UPDATED 5/22, 6:17 p.m. ET: Glen Kuiper was fired by NBC Sports California after using the n-word on-air while discussing a trip he took to the Negro Leagues Baseball Museum, ESPN reports.
"Following an internal review, the decision has been made for NBC Sports California to end its relationship with Glen Kuiper, effective immediately," a statement from the network reads. "We thank Glen for his dedication to Bay Area baseball over the years."
According to ESPN, a source close to the situation said that "the decision was based on a variety of factors, including information uncovered in the internal review."
UPDATED 5/8, 8:10 p.m. ET: Oakland Athletics broadcaster Glen Kuiper
has been suspended until the completion of a review into his on-air
racial slur Saturday, a spokesperson for NBC Sports California confirmed.
Kuiper was talking about the National Negro Leagues Baseball Museum during a pre-game segment when he uttered the word. He apologized later in the telecast for what “sounded different than I meant it to be said.”
"The word is painful and has no place in our society," Bob Kendrick, president of the National Negro Leagues Baseball Museum, said in response. "And while I don’t pretend to know Glen’s heart I do know that my heart is one of forgiveness. I hope all of you will find it in yourselves to do the same."
In their own statement, the A's wrote, "The language used by Glen Kuiper during today’s pregame broadcast is unacceptable. The Oakland Athletics do not condone such language. We are working to address the situation."
See original story below.
What was supposed to be about the National Negro Leagues Baseball Museum and their fundraising campaign, has been co-opted—at least briefly—by baseball broadcaster Glen Kuiper, who used the N-word in place of “negro” for the organization’s name on air Friday.

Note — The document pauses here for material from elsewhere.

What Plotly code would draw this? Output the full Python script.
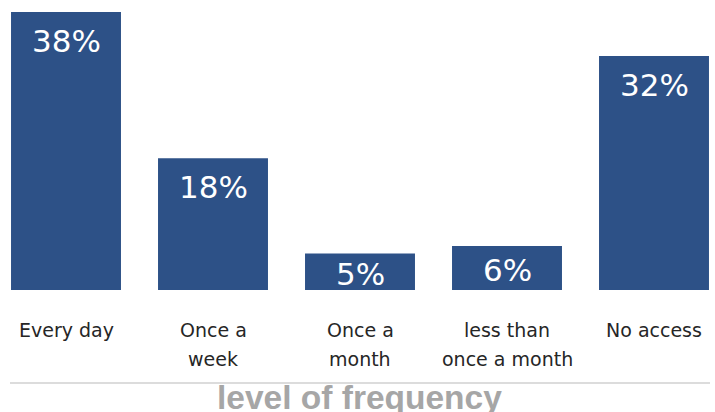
import plotly.graph_objects as go

categories = ["Every day", "Once a\nweek", "Once a\nmonth", "less than\nonce a month", "No access"]
values = [38, 18, 5, 6, 32]
value_labels = ["38%", "18%", "5%", "6%", "32%"]
axis_title = "level of frequency"

W, H = 715, 412
plot_h = 290
px_per_unit = 7.316
y_max = plot_h / px_per_unit
x_lo = -66 / 147
x_hi = x_lo + W / 147

bar_color = "#2D5187"
fig = go.Figure(go.Bar(
    x=list(range(len(categories))), y=values, width=0.748,
    marker=dict(color=bar_color, line=dict(width=0)),
    hoverinfo="skip",
))

anns = []
for i, (v, lab) in enumerate(zip(values, value_labels)):
    bar_px = v * px_per_unit
    off = min(29, 0.55 * bar_px)
    anns.append(dict(x=i, y=v, xref="x", yref="y", text=lab, showarrow=False,
                     yanchor="middle", yshift=-off,
                     font=dict(family="DejaVu Sans", size=31, color="white")))
    for j, line in enumerate(categories[i].split("\n")):
        anns.append(dict(x=i, y=0, xref="x", yref="y", text=line, showarrow=False,
                         yanchor="middle", yshift=-(39.5 + 29 * j),
                         font=dict(family="DejaVu Sans", size=19, color="#262626")))

anns.append(dict(x=(0 + len(categories) - 1) / 2, y=0, xref="x", yref="y", text="<b>%s</b>" % axis_title,
                 showarrow=False, yanchor="middle", yshift=-107, xshift=-1,
                 font=dict(family="Liberation Sans", size=33.5, color="#A6A6A6")))

fig.update_layout(
    width=W, height=H,
    margin=dict(l=0, r=0, t=0, b=H - plot_h, pad=0),
    paper_bgcolor="white", plot_bgcolor="white",
    showlegend=False,
    xaxis=dict(range=[x_lo, x_hi], showticklabels=False, showgrid=False, zeroline=False,
               showline=False, ticks=""),
    yaxis=dict(range=[0, y_max], showticklabels=False, showgrid=False, zeroline=False,
               showline=False, ticks=""),
    annotations=anns,
    shapes=[dict(type="line", xref="paper", yref="paper", x0=10 / W, x1=710 / W,
                 y0=-(383 - plot_h) / plot_h, y1=-(383 - plot_h) / plot_h,
                 line=dict(color="#DCDCDC", width=2))],
)

fig.write_html("out.html", config={"displayModeBar": False},
               post_script="document.body.style.margin='0';document.body.style.overflow='hidden';")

He has since apologized on the air.
Per The Associated Press, the National Negro Leagues Baseball Museum is hoping to raise $25 million for a new building to house its education center for what has become one of the world’s unique collections of baseball memorabilia.
On the air, Kuiper, a former athlete said, “We had a phenomenal day today. N****r League Museum, and Arthur Bryant’s Barbeque.”
After welcoming fans back after a commercial break, he says, “I said something that didn’t come out quite the way I wanted it to."
Bob Kendrick is leading the campaign efforts at the Negro Leagues museum. Their goal of $25 million is one step closer after a $1 million donation from Bank of America.
“We’re building an organization that will continue to preserve and celebrate the triumphant story of the Negro Leagues but also fortify our position as one of the nation’s most important civil rights and social justice institutions,” Kendrick said.